A Cinemateca com o Indielisboa
Noshtem Po Pokrivite
“Pelos Telhados, À Noite”
de Binka Jeliaskova
com Todor Kolev, Delyana Hadzhiyankova, Stanka Kalcheva
Bulgária, 1988 - 149 min
legendado eletronicamente em português | M/12
A solidão devassa a sociedade moderna. Num apartamento em Sófia vivem duas raparigas com o mesmo nome, Nadezhda (que significa Esperança), mas que não podiam ser mais diferentes. Uma é grande e a outra pequena. Uma é decidida e vive isolada do mundo, a outra vive para cuidar daqueles que a rodeiam (em particular do seu avô, perdido nas suas memórias). Uma tem um único objetivo na vida, encontrar um marido rico e velho que lhe deixe uma choruda herança – perceberá que anda em busca do próprio pai incógnito, que a mãe fez por esconder –, a outra faz do seu dia-a-dia uma luta contra a rudeza e a maldade. No entanto, aos poucos, as duas Nadezhda vão trocando papéis, tornando-se nas faces de uma mesma moeda. Com o início da Perestroika, o panorama político na Bulgária alterou-se. A decadência do poder estatal levou ao declínio da produtora de cinema nacional, os estúdios Boyana.
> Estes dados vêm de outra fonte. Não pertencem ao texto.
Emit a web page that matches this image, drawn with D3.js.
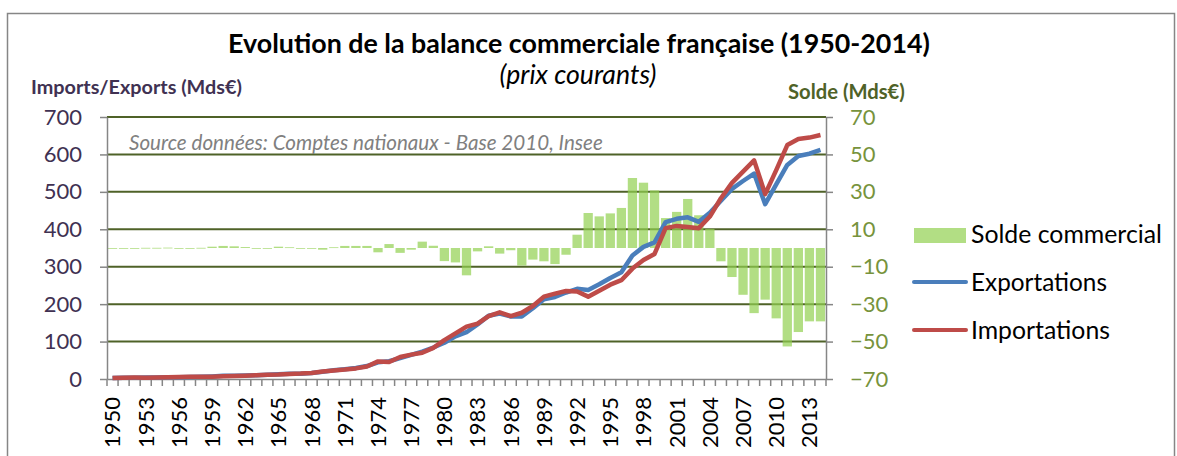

Binka Jeliaskova virou-se então para a televisão e comentou o estado de espírito nacional nesse período de transição. PELOS TELHADOS, À NOITE é o seu único filme televisivo, originalmente dividido em dois episódios, e encerra a Trilogia do Silêncio. Primeira exibição na Cinemateca, a exibir em cópia digital.